### Source material
------------------------------------
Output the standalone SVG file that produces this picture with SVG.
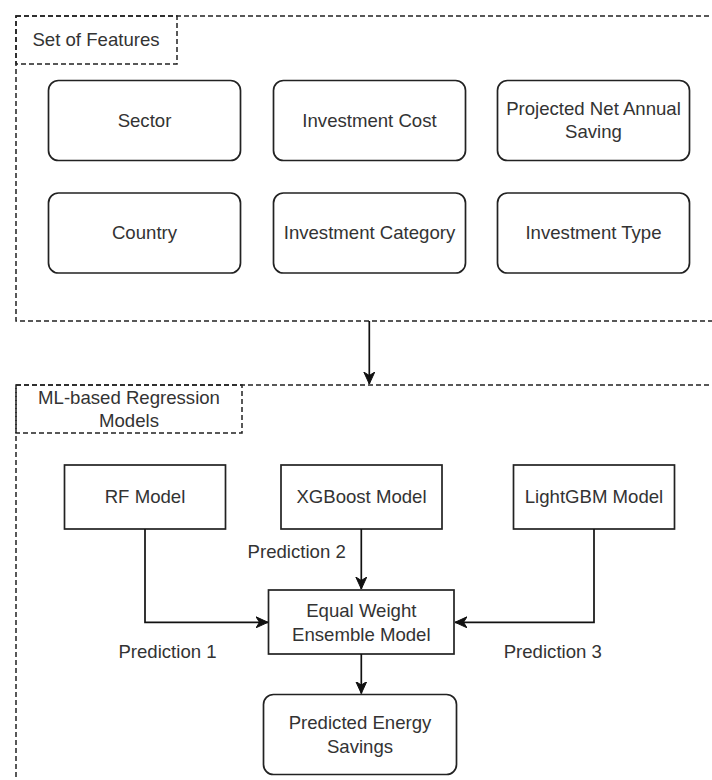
<svg xmlns="http://www.w3.org/2000/svg" width="712" height="780" viewBox="0 0 712 780">
<style>
.t{font-family:"Liberation Sans",Arial,Helvetica,sans-serif;font-size:18.6px;fill:#333;text-anchor:middle}
.tl{font-family:"Liberation Sans",Arial,Helvetica,sans-serif;font-size:18.6px;fill:#333}
.box{fill:#fff;stroke:#222;stroke-width:1.7}
.dash{fill:none;stroke:#222;stroke-width:1.5;stroke-dasharray:5 3}
.edge{fill:none;stroke:#111;stroke-width:1.7}
</style>
<defs>
<marker id="arr" markerUnits="userSpaceOnUse" markerWidth="14" markerHeight="12" refX="12" refY="6" orient="auto">
<path d="M0,0.5 L12,6 L0,11.5 L3.5,6 Z" fill="#111" stroke="#111" stroke-width="1"/>
</marker>
</defs>
<rect width="712" height="780" fill="#fff"/>
<g id="features-group">
<rect class="dash" x="16" y="16" width="720" height="305"/>
<rect class="dash" x="16" y="16" width="161" height="48"/>
<text class="t" x="96" y="46">Set of Features</text>
</g>
<g id="sector"><rect class="box" x="48.5" y="80.5" width="192" height="80" rx="10"/><text class="t" x="144.5" y="127">Sector</text></g>
<g id="investment-cost"><rect class="box" x="273.5" y="80.5" width="192" height="80" rx="10"/><text class="t" x="369.5" y="127">Investment Cost</text></g>
<g id="projected-saving"><rect class="box" x="497.5" y="80.5" width="192" height="80" rx="10"/><text class="t" x="593.5" y="115">Projected Net Annual</text><text class="t" x="593.5" y="138.3">Saving</text></g>
<g id="country"><rect class="box" x="48.5" y="193" width="192" height="80" rx="10"/><text class="t" x="144.5" y="239">Country</text></g>
<g id="investment-category"><rect class="box" x="273.5" y="193" width="192" height="80" rx="10"/><text class="t" x="369.5" y="239">Investment Category</text></g>
<g id="investment-type"><rect class="box" x="497.5" y="193" width="192" height="80" rx="10"/><text class="t" x="593.5" y="239">Investment Type</text></g>
<g id="ml-group">
<rect class="dash" x="16" y="385" width="720" height="420"/>
<rect class="dash" x="16" y="385" width="226" height="48"/>
<text class="t" x="129" y="404">ML-based Regression</text>
<text class="t" x="129" y="427.3">Models</text>
</g>
<g id="rf-model"><rect class="box" x="64.5" y="465" width="161" height="64"/><text class="t" x="145" y="503.3">RF Model</text></g>
<g id="xgboost-model"><rect class="box" x="281" y="465" width="161" height="64"/><text class="t" x="361.5" y="503.3">XGBoost Model</text></g>
<g id="lightgbm-model"><rect class="box" x="513.5" y="465" width="161" height="64"/><text class="t" x="594" y="503.3">LightGBM Model</text></g>
<g id="ensemble"><rect class="box" x="268.5" y="590" width="185.5" height="64"/><text class="t" x="361.3" y="616.7">Equal Weight</text><text class="t" x="361.3" y="640.7">Ensemble Model</text></g>
<g id="predicted-savings"><rect class="box" x="263.5" y="694.5" width="193" height="80" rx="10"/><text class="t" x="360" y="729.3">Predicted Energy</text><text class="t" x="360" y="752.7">Savings</text></g>
<g id="connectors">
<path class="edge" d="M369.3,321 L369.3,384" marker-end="url(#arr)"/>
<path class="edge" d="M145,529 L145,622.3 L268,622.3" marker-end="url(#arr)"/>
<path class="edge" d="M361.3,529 L361.3,589" marker-end="url(#arr)"/>
<path class="edge" d="M594,529 L594,622.3 L455,622.3" marker-end="url(#arr)"/>
<path class="edge" d="M361.3,654 L361.3,693.5" marker-end="url(#arr)"/>
<text class="t" x="296.7" y="558.3">Prediction 2</text>
<text class="t" x="167.5" y="658.3">Prediction 1</text>
<text class="t" x="552.8" y="658.3">Prediction 3</text>
</g>
</svg>
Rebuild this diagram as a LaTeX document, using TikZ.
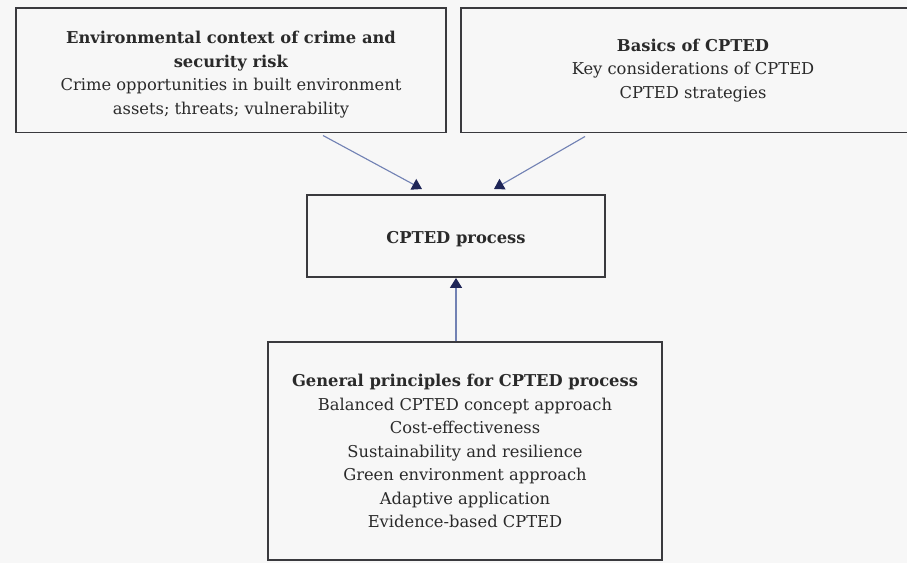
\documentclass[tikz,border=0pt]{standalone}
\usepackage{fontspec}
\setmainfont{DejaVu Serif}
\usetikzlibrary{arrows.meta,calc}
\definecolor{bordergray}{HTML}{3A3A3E}
\definecolor{linkblue}{HTML}{7282B4}
\definecolor{tipnavy}{HTML}{1E2557}
\definecolor{paper}{HTML}{F7F7F7}
\definecolor{inkgray}{HTML}{2A2A2A}

\begin{document}
\begin{tikzpicture}[x=0.025cm,y=-0.025cm,block/.style ={rectangle, draw=bordergray, line width=1.4pt, text=inkgray, align=center, inner sep=0pt, font=\fontsize{11.6}{16.7}\selectfont}, link/.style={draw=linkblue, line width=0.8pt, -{Triangle[color=tipnavy,length=7pt,width=8.5pt]}}]
\useasboundingbox (0,0) rectangle (907,563);
\fill[paper] (0,0) rectangle (907,563);
\clip (0,0) rectangle (907,563);
\draw (231,70.5) node[block,minimum width=10.75cm,minimum height=3.1cm] (A) {\rule{0pt}{14.4pt}\textbf{Environmental context of crime and}\\ \textbf{security risk}\\ Crime opportunities in built environment\\ assets; threats; vulnerability};
\draw (693,70.5) node[block,minimum width=11.6cm,minimum height=3.1cm] (B) {\textbf{Basics of CPTED}\\ Key considerations of CPTED\\ CPTED strategies};
\draw (456,236) node[block,minimum width=7.45cm,minimum height=2.05cm,text height=14pt,text depth=2.8pt] (C) {\textbf{CPTED process}};
\draw (465,451) node[block,minimum width=9.85cm,minimum height=5.425cm] (D) {\textbf{General principles for CPTED process}\\ Balanced CPTED concept approach\\ Cost-effectiveness\\ Sustainability and resilience\\ Green environment approach\\ Adaptive application\\ Evidence-based CPTED};
\draw[link] ($(A.south)+(92,2)$)--($(C.north)+(-34,-5)$);
\draw[link] ($(B.south)+(-108,3)$)--($(C.north)+(38,-5)$);
\draw[link] (C.south |- D.north)--(C.south);
\end{tikzpicture}
\end{document}
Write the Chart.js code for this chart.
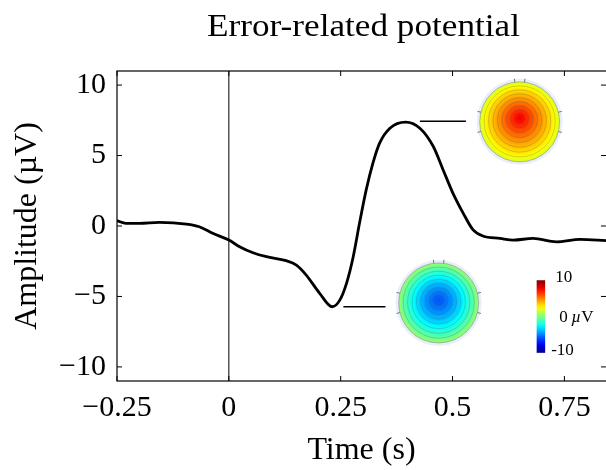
------------------------------------
### What is required
Search the entries for the word "this" and copy every line that has it.

### Finished answer
Output the standalone SVG file that produces this picture with SVG.
Rebuild this diagram as a LaTeX document, using TikZ.
Write the Chart.js code for this chart.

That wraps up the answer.